Updated: Feb 12, 2018



ZURICH/LAS VEGAS (Reuters) - General Electric Co <GE.N> said Thursday it is axing 12,000 jobs at its global power business, the struggling industrial conglomerate's latest effort to shrink itself into a more focused company.

New GE Chief Executive John Flannery last month outlined plans to shrink GE's sprawling empire of businesses built up by predecessors Jeff Immelt and Jack Welch, whose strategy was based on spreading risk across a broad range of industries.


GE has previously said it would exit its lighting, transportation, industrial solutions and electrical grid businesses. It also plans to ditch its 62.5-percent stake in oilfield services company Baker Hughes <BHGE.N>.


In Thursday's layoffs, nearly a third of the company's 4,500-strong Swiss workforce could be cut, while 16 percent of staff in Germany are also likely to be axed. GE said it had begun talks with labor leaders about the steps. Union leaders in Germany reacted angrily to the job cuts.


"The announcement by GE that it wants to cut thousands of jobs across Europe is neither strategically nor economically justifiable," said Klaus Stein, the representative of the IG Metall Union at GE's plant in Mannheim. "We are not going to accept this, and we will fight ... to preserve jobs."

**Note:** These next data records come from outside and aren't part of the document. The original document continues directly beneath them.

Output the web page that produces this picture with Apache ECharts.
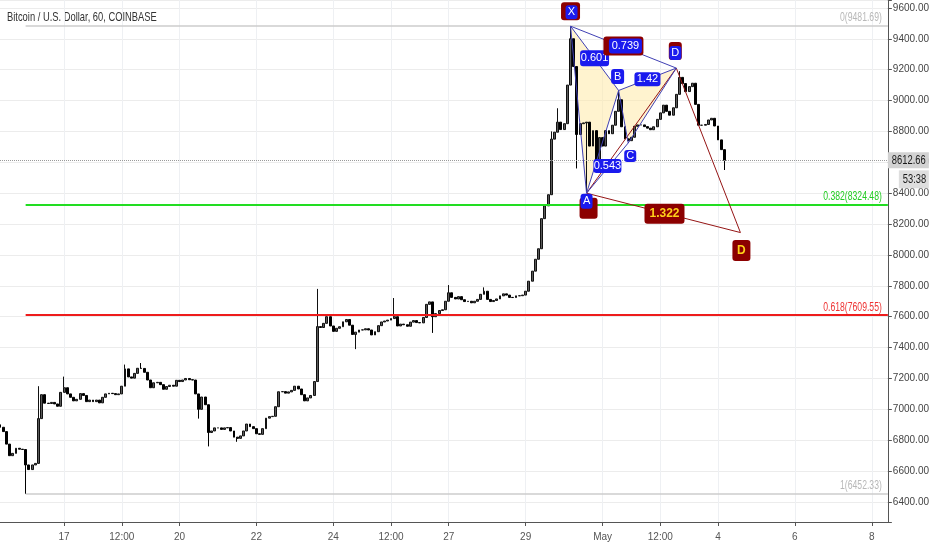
<!DOCTYPE html>
<html>
<head>
<meta charset="utf-8">
<title>BTCUSD 60</title>
<script src="https://cdn.jsdelivr.net/npm/echarts@6/dist/echarts.min.js"></script>
<style>
html, body { margin: 0; padding: 0; background: #fff; }
#chart { width: 932px; height: 550px; }
</style>
</head>
<body>
<div id="chart"></div>
<script>
// 2-hour bars, bar 0 = Apr 15 08:00
var closes = [
  6884,6856,6775,6700,6715,6748,6742,6740,6640,6610,
  6640,6650,6940,7095,7040,7038,7045,7035,7020,7110,
  7140,7100,7078,7055,7065,7102,7090,7050,7060,7050,
  7060,7042,7078,7100,7104,7102,7095,7100,7150,7262,
  7210,7202,7233,7266,7265,7240,7190,7140,7172,7175,
  7160,7130,7148,7156,7150,7188,7180,7190,7200,7192,
  7190,7100,7000,7080,7030,6850,6860,6880,6880,6870,
  6880,6882,6860,6820,6812,6828,6860,6905,6888,6875,
  6842,6838,6875,6943,6953,6955,7017,7114,7115,7105,
  7113,7123,7150,7132,7095,7055,7074,7090,7180,7536,
  7530,7557,7600,7540,7505,7525,7535,7567,7582,7545,
  7485,7500,7514,7515,7522,7514,7482,7503,7542,7566,
  7572,7578,7588,7600,7540,7552,7548,7538,7565,7575,
  7562,7560,7595,7680,7696,7600,7620,7640,7645,7700,
  7755,7725,7715,7730,7710,7698,7700,7690,7700,7712,
  7745,7765,7712,7698,7705,7715,7735,7748,7740,7725,
  7724,7735,7736,7740,7765,7830,7895,7972,8040,8235,
  8318,8390,8750,8795,8860,8812,8850,9100,9400,9220,
  8780,8850,8855,8860,8705,8805,8615,8760,8705,8805,
  8785,8840,8930,9005,8830,8752,8740,8762,8833,8842,
  8842,8831,8821,8811,8830,8878,8920,8970,8930,8905,
  8953,9040,9150,9110,9058,9090,9112,8975,8840,8840,
  8845,8874,8885,8835,8745,8682,8612.66
];
var firstOpen = 6900;
// long wicks: [bar, low, high]
var wicks = [
  [8, 6452.33, null], [12, null, 7150], [20, null, 7212], [39, null, 7290],
  [44, null, 7300], [62, 6940, null], [65, 6760, null], [74, 6790, null],
  [99, null, 7780], [111, 7390, null], [123, null, 7721], [135, 7495, null],
  [140, null, 7805], [151, null, 7790], [172, null, 8800], [174, null, 8950],
  [178, null, 9481.69], [180, 8560, null], [183, 8410, null], [186, 8560, null],
  [193, null, 9065], [212, null, 9190], [226, 8550, null]
];
var barCount = 278;
var tickIdx = [20, 38, 56, 80, 104, 122, 140, 164, 188, 206, 224, 248, 272];
var tickText = ['17', '12:00', '20', '22', '24', '12:00', '27', '29', 'May', '12:00', '4', '6', '8'];

// fib retracement from the low to the high
var fibStart = 8;
var fibRatio = ['0', '0.382', '0.618', '1'];
var fibPrice = [9481.69, 8324.48, 7609.55, 6452.33];
var fibColor = ['#cccccc', '#22dd22', '#ee1c1c', '#cccccc'];
var fibText = ['#b8b8b8', '#22cc22', '#ee3333', '#b8b8b8'];
var lastPrice = 8612.66;
var countdown = '53:38';

// harmonic pattern X A B C D and projected D
var patIdx = [178, 183, 193, 196, 211];
var patPrice = [9481.69, 8400, 9065, 8725, 9210];
var projIdx = 231, projPrice = 8145;
var ratioXB = '0.601', ratioAC = '0.543', ratioBD = '1.42', ratioXD = '0.739', ratioAD = '1.322';

var FONT = '"Liberation Sans", Arial, sans-serif';
var BLUE = '#1a1aee', DARKRED = '#8c0000', PATLINE = '#4040b4', REDLINE = '#951515';

function buildCandles() {
  var out = [];
  for (var i = 0; i < closes.length; i++) {
    var o = i ? closes[i - 1] : firstOpen, c = closes[i];
    out.push([o, c, Math.min(o, c), Math.max(o, c)]);
  }
  wicks.forEach(function (w) {
    if (w[1] != null) out[w[0]][2] = w[1];
    if (w[2] != null) out[w[0]][3] = w[2];
  });
  return out;
}

function buildCats() {
  var cats = [], t0 = Date.UTC(2018, 3, 15, 8);
  for (var i = 0; i < barCount; i++) {
    var d = new Date(t0 + i * 7200000);
    cats.push((d.getUTCMonth() + 1) + '-' + d.getUTCDate() + ' ' + d.getUTCHours() + ':00');
  }
  return cats;
}

function isTick(idx) { return tickIdx.indexOf(idx) >= 0; }

// rounded label box with centred text
function box(cx, cy, w, h, fill, text, color, font) {
  var items = [{
    type: 'rect',
    shape: { x: cx - w / 2, y: cy - h / 2, width: w, height: h, r: 3 },
    style: { fill: fill }
  }];
  if (text) {
    items.push({
      type: 'text',
      style: { text: text, x: cx, y: cy, align: 'center', verticalAlign: 'middle', fill: color, font: font || '11px ' + FONT }
    });
  }
  return items;
}

// squeezed text, TradingView uses a condensed face
function slim(x, y, text, color, align, vAlign, size, sx) {
  return {
    type: 'text', x: x, y: y, scaleX: sx || 0.78,
    style: { text: text, x: 0, y: 0, align: align, verticalAlign: vAlign, fill: color, font: (size || 11) + 'px ' + FONT }
  };
}

function mid(a, b) { return [(a[0] + b[0]) / 2, (a[1] + b[1]) / 2]; }

function seg(a, b, color) {
  return { type: 'line', shape: { x1: a[0], y1: a[1], x2: b[0], y2: b[1] }, style: { stroke: color, lineWidth: 1 } };
}

function patternPoints(api) {
  return patIdx.map(function (x, k) { return api.coord([x, patPrice[k]]); });
}

// yellow triangles go under the candles
function renderFill(params, api) {
  var P = patternPoints(api);
  return {
    type: 'group',
    children: [
      { type: 'polygon', shape: { points: [P[0], P[1], P[2]] }, style: { fill: 'rgba(255,232,160,0.5)' } },
      { type: 'polygon', shape: { points: [P[2], P[3], P[4]] }, style: { fill: 'rgba(255,232,160,0.5)' } }
    ]
  };
}

function renderOverlay(params, api) {
  var cs = params.coordSys;
  var right = cs.x + cs.width;
  var P = patternPoints(api);
  var X = P[0], A = P[1], B = P[2], C = P[3], D = P[4];
  var D2 = api.coord([projIdx, projPrice]);
  var kids = [
    seg(A, D, REDLINE), seg(A, D2, REDLINE), seg(D, D2, REDLINE),
    seg(X, A, PATLINE), seg(A, B, PATLINE), seg(B, C, PATLINE), seg(C, D, PATLINE),
    seg(X, B, PATLINE), seg(A, C, PATLINE), seg(B, D, PATLINE), seg(X, D, PATLINE)
  ];
  var mXB = mid(X, B), mXD = mid(X, D), mBD = mid(B, D), mAC = mid(A, C), mAD = mid(A, D2);
  var bold = 'bold 12px ' + FONT;
  kids = kids.concat(
    box(X[0], X[1] - 15, 19, 18, DARKRED),
    box(X[0] + 1, X[1] - 14, 12, 14, BLUE, 'X', '#fff'),
    box(A[0] + 2, A[1] + 15, 18, 21, DARKRED),
    box(A[0], A[1] + 8, 12, 15, BLUE, 'A', '#fff'),
    box(mXB[0], mXB[1], 29, 16, BLUE, ratioXB, '#fff'),
    box(mXD[0], mXD[1] - 1, 40, 19, DARKRED),
    box(mXD[0] + 2, mXD[1] - 1, 33, 15, BLUE, ratioXD, '#fff'),
    box(B[0] - 1, B[1] - 14, 13, 15, BLUE, 'B', '#fff'),
    box(mBD[0], mBD[1], 26, 14, BLUE, ratioBD, '#fff'),
    box(D[0] - 1, D[1] - 17, 13, 18, DARKRED),
    box(D[0] - 1, D[1] - 15, 12, 14, BLUE, 'D', '#fff'),
    box(C[0] + 2, C[1] + 13, 12, 12, BLUE, 'C', '#fff'),
    box(mAC[0], mAC[1] - 2, 28, 14, BLUE, ratioAC, '#fff'),
    box(mAD[0] + 1, mAD[1] + 1, 40, 20, DARKRED, ratioAD, '#ffd21a', bold),
    box(D2[0] + 1, D2[1] + 18, 18, 21, DARKRED, 'D', '#ffd21a', bold)
  );
  // fib level captions
  fibPrice.forEach(function (p, k) {
    var y = api.coord([0, p])[1];
    kids.push(slim(right - 6, y - 2, fibRatio[k] + '(' + p.toFixed(2) + ')', fibText[k], 'right', 'bottom', 12, 0.72));
  });
  // last price tag and bar countdown on the price scale
  var ly = api.coord([0, lastPrice])[1];
  kids.push({ type: 'rect', shape: { x: right, y: ly - 8, width: 41, height: 16 }, style: { fill: '#d2d2d2' } });
  kids.push(slim(right + 4, ly, lastPrice.toFixed(2), '#1a1a1a', 'left', 'middle', 12));
  kids.push({ type: 'rect', shape: { x: right + 11, y: ly + 10, width: 30, height: 18 }, style: { fill: '#dedede' } });
  kids.push(slim(right + 15, ly + 19, countdown, '#1a1a1a', 'left', 'middle', 12));
  return { type: 'group', children: kids };
}

function fibLines() {
  return fibPrice.map(function (p, k) {
    return [
      { coord: [fibStart, p], lineStyle: { color: fibColor[k], width: (k === 1 || k === 2) ? 2 : 1.5, type: 'solid' } },
      { coord: [barCount - 1, p] }
    ];
  });
}

var chart = echarts.init(document.getElementById('chart'), null, { renderer: 'canvas' });

chart.setOption({
  animation: false,
  backgroundColor: '#ffffff',
  grid: { left: 0, right: 41, top: 0, bottom: 28 },
  xAxis: {
    type: 'category',
    data: buildCats(),
    boundaryGap: false,
    axisLine: { lineStyle: { color: '#555', width: 1 } },
    axisTick: { show: true, interval: isTick, length: 4, lineStyle: { color: '#555' } },
    axisLabel: {
      interval: isTick, margin: 10, color: '#555', fontSize: 10, fontFamily: FONT,
      formatter: function (v, idx) { var k = tickIdx.indexOf(idx); return k < 0 ? '' : tickText[k]; }
    },
    splitLine: { show: true, interval: isTick, lineStyle: { color: '#eef0f3' } }
  },
  yAxis: {
    type: 'value',
    position: 'right',
    min: 6270.5,
    max: 9651,
    splitNumber: 17,
    axisLine: { show: true, lineStyle: { color: '#555' } },
    axisTick: { show: true, length: 4, lineStyle: { color: '#555' } },
    axisLabel: {
      margin: 5, color: '#444', fontSize: 10, fontFamily: FONT,
      formatter: function (v) { return Math.abs(v % 200) < 1e-6 ? v.toFixed(2) : ''; }
    },
    splitLine: { lineStyle: { color: '#ececec' } }
  },
  series: [
    {
      type: 'custom',
      data: [[patIdx[0], patPrice[0]]],
      encode: { x: 0, y: 1 },
      silent: true,
      z: 1,
      renderItem: renderFill
    },
    {
      type: 'candlestick',
      data: buildCandles(),
      barWidth: 2.4,
      z: 3,
      itemStyle: { color: '#5a5a5a', color0: '#000000', borderColor: '#111111', borderColor0: '#000000', borderWidth: 1 },
      markLine: {
        silent: true,
        symbol: ['none', 'none'],
        label: { show: false },
        data: fibLines().concat([
          { yAxis: lastPrice, lineStyle: { color: '#9a9a9a', type: 'dotted', width: 1 } }
        ])
      }
    },
    {
      type: 'custom',
      data: [[patIdx[0], patPrice[0]]],
      encode: { x: 0, y: 1 },
      silent: true,
      clip: false,
      z: 5,
      renderItem: renderOverlay
    }
  ],
  graphic: [
    {
      type: 'text', left: 7, top: 11, scaleX: 0.72,
      style: { text: 'Bitcoin / U.S. Dollar, 60, COINBASE', fill: '#333', font: '13px ' + FONT }
    }
  ]
});
</script>
</body>
</html>
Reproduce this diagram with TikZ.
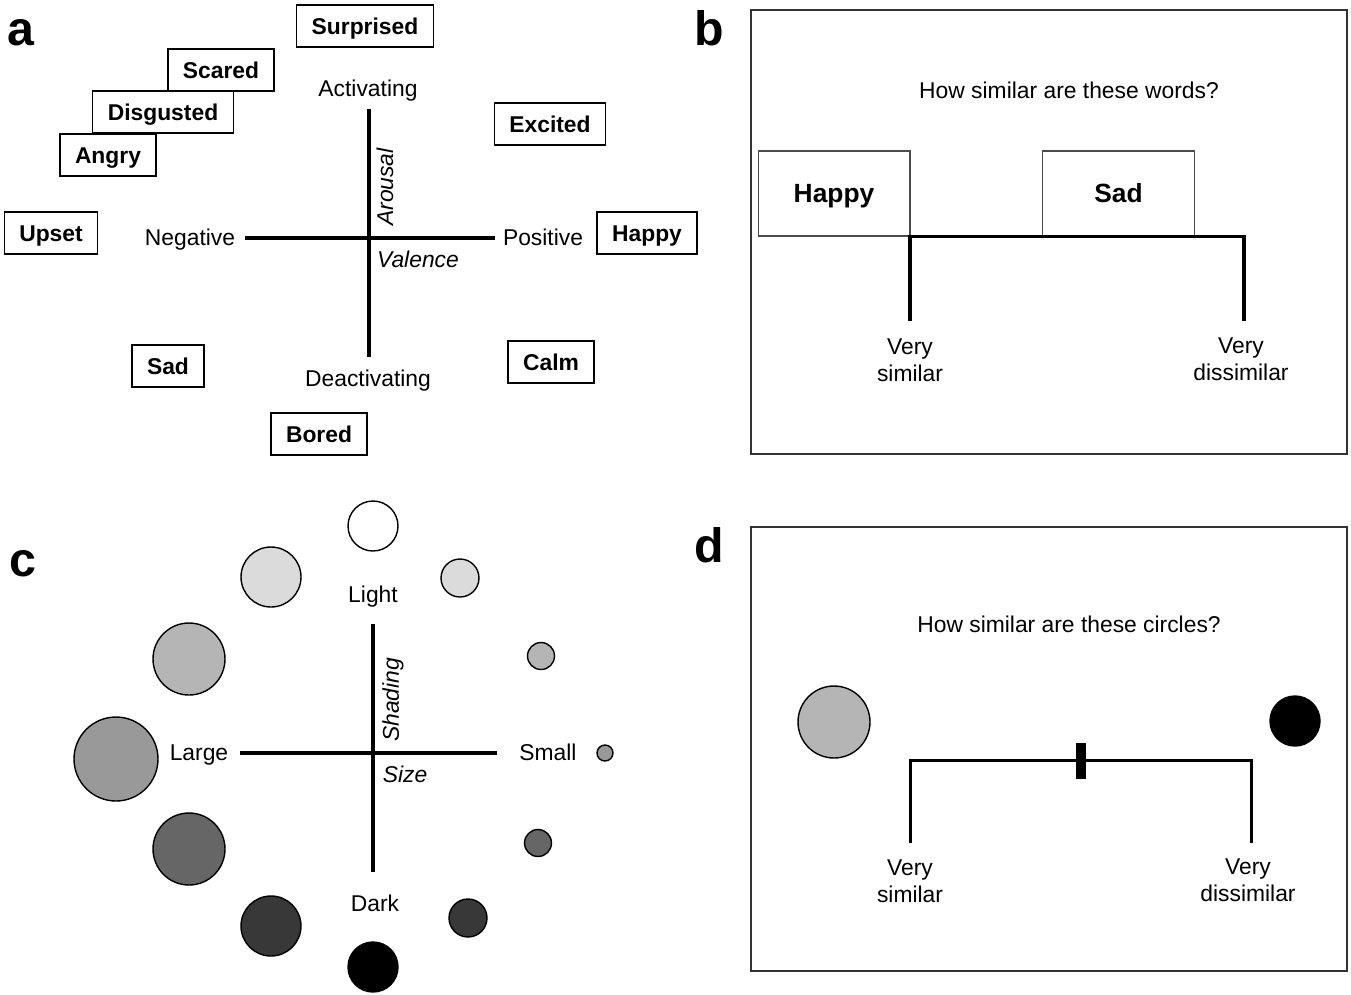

Demand for new thermal power plants dramatically dropped in all rich countries, GE said, while traditional utility customers have reduced their investments due to market deterioration and uncertainty about future climate policy measures. Hardly any new power station projects had been commissioned in Germany in recent years, GE said. Heightened Asian competition had also increased price pressures.